Exercise description: Print, word for word, the opening line of the data below and every line after it through the line that contains "label] (T3) at", but not the pictures.

Dataset content:
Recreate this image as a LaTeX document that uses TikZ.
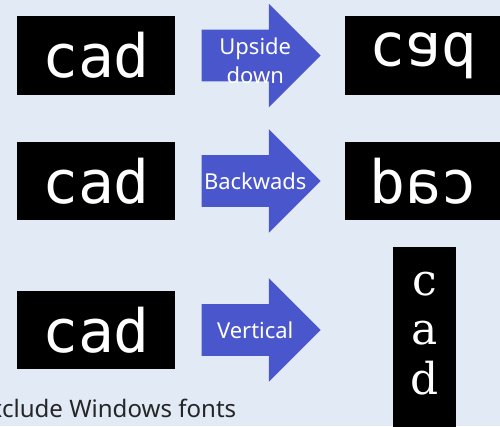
\documentclass[tikz,border=0pt]{standalone}
\usepackage{fontspec}
\usepackage{graphicx}
\setmainfont{Noto Sans}
\newfontfamily\boxmono{DejaVu Sans Mono}
\newfontfamily\tallserif{DejaVu Serif}
\usetikzlibrary{positioning,calc,shapes.arrows}
\definecolor{slidebg}{RGB}{225,234,245}
\definecolor{arrowblue}{RGB}{74,86,204}
\tikzset{
    word box/.style = {
        fill = black,
        text = white,
        minimum width = 3.16cm,
        minimum height = 1.58cm,
        inner sep = 0pt,
        font = \boxmono\fontsize{34}{34}\selectfont,
        },
    tall box/.style = {
        fill = black,
        text = white,
        minimum width = 1.26cm,
        inner xsep = 0pt,
        inner ysep = 0.5cm,
        text depth = 1cm,
        align = center,
        font = \tallserif\fontsize{25}{28}\selectfont,
        },
    flip arrow/.style = {
        single arrow,
        fill = arrowblue,
        minimum height = 2.38cm,
        minimum width = 2.06cm,
        single arrow head extend = 0.52cm,
        single arrow tip angle = 90,
        inner xsep = 0pt,
        inner ysep = 0.51cm,
        },
    flip label/.style = {
        text = white,
        align = center,
        font = \fontsize{12.5}{16.5}\selectfont,
        },
    note/.style = {
        text = black!85,
        inner sep = 0pt,
        font = \fontsize{13.7}{16}\selectfont,
        },
}

\begin{document}
\begin{tikzpicture}[x=0.02cm, y=-0.02cm]
    \useasboundingbox (0,0) rectangle (500,426);
    \fill[slidebg] (0,0) rectangle (500,426);
    \clip (0,0) rectangle (500,426);

    \node[word box] (L1) at (96,55.5) {cad};
    \node[word box] (L2) at (96,181) {cad};
    \node[word box] (L3) at (96,330) {cad};

    \node[flip arrow, right=0.52cm of L1, anchor=tail] (A1) {};
    \node[flip arrow, right=0.52cm of L2, anchor=tail] (A2) {};
    \node[flip arrow, right=0.52cm of L3, anchor=tail] (A3) {};

    \node[flip label] (T1) at ($(A1.tail)!0.45!(A1.tip)+(0,5)$) {Upside\\down};
    \node[flip label] (T2) at ($(A2.tail)!0.45!(A2.tip)$) {Backwads};
    \node[flip label] (T3) at ($(A3.tail)!0.45!(A3.tip)$) {Vertical};

    \node[word box, right=0.46cm of A1.tip] (R1) {\scalebox{1}[-1]{cad}};
    \node[word box, right=0.46cm of A2.tip] (R2) {\reflectbox{cad}};
    \node[tall box, anchor=north] (R3) at (424.5,247) {c\\a\\d};

    \node[note, anchor=base west] (N) at (-24,417) {Exclude Windows fonts};
\end{tikzpicture}
\end{document}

Solution to the problem:
Recreate this image as a LaTeX document that uses TikZ.
\documentclass[tikz,border=0pt]{standalone}
\usepackage{fontspec}
\usepackage{graphicx}
\setmainfont{Noto Sans}
\newfontfamily\boxmono{DejaVu Sans Mono}
\newfontfamily\tallserif{DejaVu Serif}
\usetikzlibrary{positioning,calc,shapes.arrows}
\definecolor{slidebg}{RGB}{225,234,245}
\definecolor{arrowblue}{RGB}{74,86,204}
\tikzset{
    word box/.style = {
        fill = black,
        text = white,
        minimum width = 3.16cm,
        minimum height = 1.58cm,
        inner sep = 0pt,
        font = \boxmono\fontsize{34}{34}\selectfont,
        },
    tall box/.style = {
        fill = black,
        text = white,
        minimum width = 1.26cm,
        inner xsep = 0pt,
        inner ysep = 0.5cm,
        text depth = 1cm,
        align = center,
        font = \tallserif\fontsize{25}{28}\selectfont,
        },
    flip arrow/.style = {
        single arrow,
        fill = arrowblue,
        minimum height = 2.38cm,
        minimum width = 2.06cm,
        single arrow head extend = 0.52cm,
        single arrow tip angle = 90,
        inner xsep = 0pt,
        inner ysep = 0.51cm,
        },
    flip label/.style = {
        text = white,
        align = center,
        font = \fontsize{12.5}{16.5}\selectfont,
        },
    note/.style = {
        text = black!85,
        inner sep = 0pt,
        font = \fontsize{13.7}{16}\selectfont,
        },
}

\begin{document}
\begin{tikzpicture}[x=0.02cm, y=-0.02cm]
    \useasboundingbox (0,0) rectangle (500,426);
    \fill[slidebg] (0,0) rectangle (500,426);
    \clip (0,0) rectangle (500,426);

    \node[word box] (L1) at (96,55.5) {cad};
    \node[word box] (L2) at (96,181) {cad};
    \node[word box] (L3) at (96,330) {cad};

    \node[flip arrow, right=0.52cm of L1, anchor=tail] (A1) {};
    \node[flip arrow, right=0.52cm of L2, anchor=tail] (A2) {};
    \node[flip arrow, right=0.52cm of L3, anchor=tail] (A3) {};

    \node[flip label] (T1) at ($(A1.tail)!0.45!(A1.tip)+(0,5)$) {Upside\\down};
    \node[flip label] (T2) at ($(A2.tail)!0.45!(A2.tip)$) {Backwads};
    \node[flip label] (T3) at ($(A3.tail)!0.45!(A3.tip)$) {Vertical};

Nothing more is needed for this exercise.